All in all, this quarter was almost uniformly a negative one, except for isolated parts of Europe. From an investing standpoint, it furthers the belief that McDonald's should be looked at like a utility. There is really no organic growth, but investors receive a decent and growing dividend that provides a 3.4% yield. At 17x earnings, there really is not much room for any further multiple expansion, and with revenue growth hugging 1%, earnings growth over the next five years is likely less than 5%.
McDonald's core problem is how to appeal to young consumers who are less interested in existing McDonald's offerings without alienating the existing cost-conscious customers. McDonald's has tried to handle this problem by expanding its menu with additions of lattes and wraps to pretty mixed results. As these results show, MCD isn't meaningfully growing store traffic. If anything, the customer base is flat or slightly lower. These items do take longer to prepare, and longer service time has hindered McDonald's core speed promise, which might be alienating existing customers.
McDonald's still has significant work to do to improve its brand with the "fast-casual" oriented customer that has flocked to Chipotle (NYSE:CMG) and Buffalo Wild Wings (BWLD) without upsetting the current customer. It seems that adding incongruous menu items has damaged service, annoying more customers than have been brought in. McDonald's should follow the lead of fast food chains who are better dealing with changing tastes. For instance, Wendy's (NYSE:WEN), which has been growing same store sales more than 2.5% in the United States, has focused on adding higher quality burgers with pretzel and brioche buns. From a service standpoint, the set-up is no more difficult, just a different bun. This type of change keeps existing customers happy while broadening the tent to win new customers who are willing to pay a little more for a burger.

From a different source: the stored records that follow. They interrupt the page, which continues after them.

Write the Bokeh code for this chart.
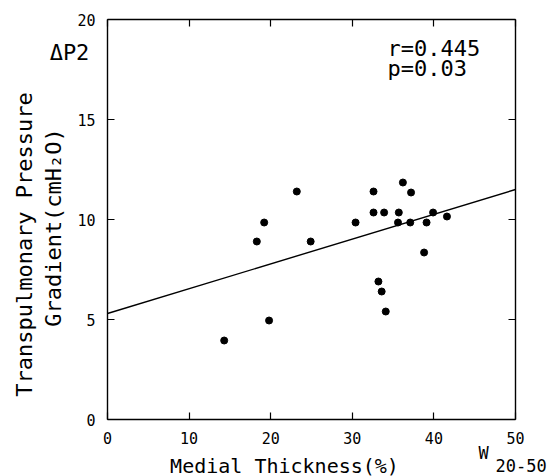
from bokeh.plotting import figure
from bokeh.models import Range1d, LinearAxis, FixedTicker, Label, ColumnDataSource
from bokeh.embed import file_html
from bokeh.resources import INLINE

# Data
thickness = [14.3, 18.3, 19.2, 19.8, 23.2, 24.9, 30.4, 32.6, 32.6, 33.9, 36.2,
             37.2, 35.7, 35.6, 37.1, 39.1, 39.9, 41.6, 38.8, 33.2, 33.6, 34.1]
gradient = [3.95, 8.9, 9.85, 4.95, 11.4, 8.9, 9.85, 11.4, 10.35, 10.35, 11.85,
            11.35, 10.35, 9.85, 9.85, 9.85, 10.35, 10.15, 8.35, 6.9, 6.4, 5.4]
fit_intercept = 5.3
fit_slope = 0.124
x_ticks = [0, 10, 20, 30, 40, 50]
y_ticks = [0, 5, 10, 15, 20]
stats_lines = ["r=0.445", "p=0.03"]

FONT = "DejaVu Sans Mono"

# canvas and plot-box geometry (pixels)
W, H = 552, 476
BOX_L, BOX_R, BOX_T, BOX_B = 107, 515, 19, 419
X0, X1 = x_ticks[0], x_ticks[-1]
Y0, Y1 = y_ticks[0], y_ticks[-1]
sx = (X1 - X0) / (BOX_R - BOX_L)
sy = (Y1 - Y0) / (BOX_B - BOX_T)
x_start, x_end = X0 - BOX_L * sx, X1 + (W - BOX_R) * sx
y_start, y_end = Y0 - (H - BOX_B) * sy, Y1 + BOX_T * sy

def dx(px):
    return x_start + px * (x_end - x_start) / W

def dy(py):
    return y_end - py * (y_end - y_start) / H

p = figure(width=W, height=H, x_range=Range1d(x_start, x_end), y_range=Range1d(y_start, y_end),
           output_backend="svg", toolbar_location=None,
           x_axis_location=None, y_axis_location=None,
           min_border=0, min_border_left=0, min_border_right=0,
           min_border_top=0, min_border_bottom=0)
p.background_fill_color = "white"
p.border_fill_color = "white"
p.outline_line_color = None
p.grid.visible = False


def make_axis(loc, bounds, ticks, labels):
    ax = LinearAxis(fixed_location=loc, bounds=bounds, ticker=FixedTicker(ticks=ticks))
    ax.major_tick_in = 7
    ax.major_tick_out = 0
    ax.minor_tick_line_color = None
    ax.axis_line_color = "black"
    ax.axis_line_width = 1.4
    ax.major_tick_line_color = "black"
    ax.major_tick_line_width = 1.2
    ax.major_label_text_font = FONT
    ax.major_label_text_font_size = "15px"
    ax.major_label_text_color = "black" if labels else None
    ax.major_label_standoff = 12
    return ax

p.add_layout(make_axis(Y0, (X0, X1), x_ticks, True), "below")
p.add_layout(make_axis(X0, (Y0, Y1), y_ticks, True), "left")
p.add_layout(make_axis(Y1, (X0, X1), x_ticks, False), "above")
p.add_layout(make_axis(X1, (Y0, Y1), y_ticks, False), "right")

src = ColumnDataSource(dict(x=thickness, y=gradient))
p.scatter("x", "y", source=src, size=7, color="black")

fx = [X0, X1]
fy = [fit_intercept + fit_slope * v for v in fx]
p.line(fx, fy, line_color="black", line_width=1.4)


def lab(text, px, py, size, align="center", angle=0):
    p.add_layout(Label(x=dx(px), y=dy(py), text=text, text_font=FONT, text_font_size=size,
                       text_align=align, text_baseline="middle", angle=angle,
                       angle_units="deg", text_color="black"))

lab(stats_lines[0], 387, 48, "22px", align="left")
lab(stats_lines[1], 387, 68, "22px", align="left")
lab("ΔP2", 69, 52, "22px")
lab("Medial Thickness(%)", 284, 465, "20px")
lab("W", 483, 452, "17px")
lab("20-50", 495, 465, "17px", align="left")
lab("Transpulmonary Pressure", 24, 244, "22px", angle=90)
lab("Gradient(cmH₂O)", 53, 227, "22px", angle=90)

open("out.html", "w").write(file_html(p, INLINE))
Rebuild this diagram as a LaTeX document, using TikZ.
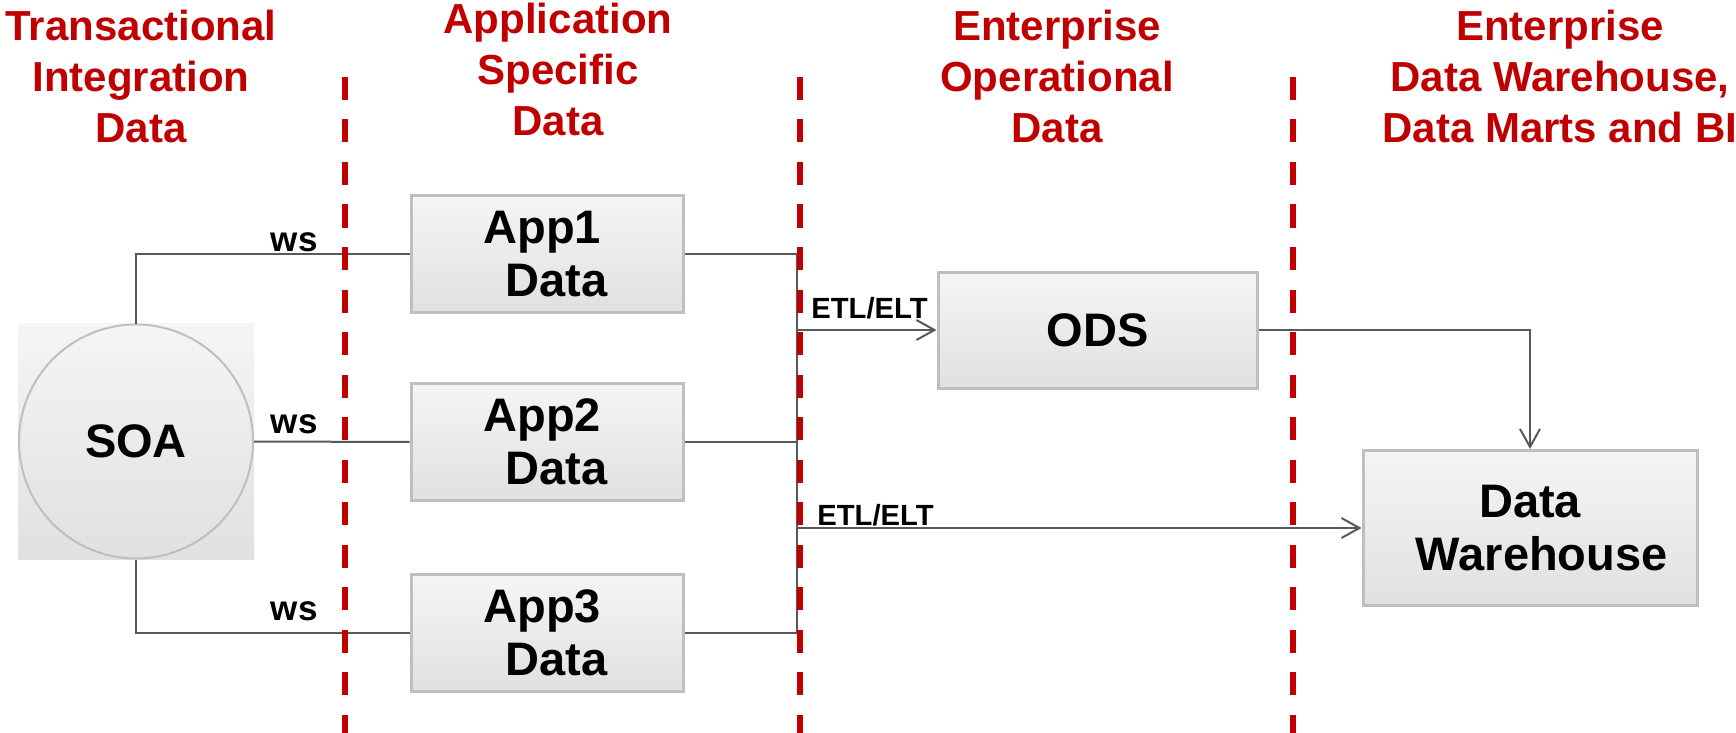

McDonald's has gone from being an industry leader to laggard over the past few years and has been unable to successfully deal with changing consumer tastes by appropriately modernizing its menu. McDonald's has a golden opportunity to revamp the brand with the 2014 Olympics where McDonald's will advertise heavily, though it needs strong products to keep consumers coming. With minimal topline growth and stagnant same-store sales, I am not a fan of McDonald's at 17x earnings and would rather own Wendy's, which is growing sales. McDonald's works as a dividend play, but at $95, the downside risk outweighs potential upside. I wouldn't be a buyer until $85-$88.
Disclosure: I have no positions in any stocks mentioned, and no plans to initiate any positions within the next 72 hours. I wrote this article myself, and it expresses my own opinions. I am not receiving compensation for it (other than from Seeking Alpha). I have no business relationship with any company whose stock is mentioned in this article.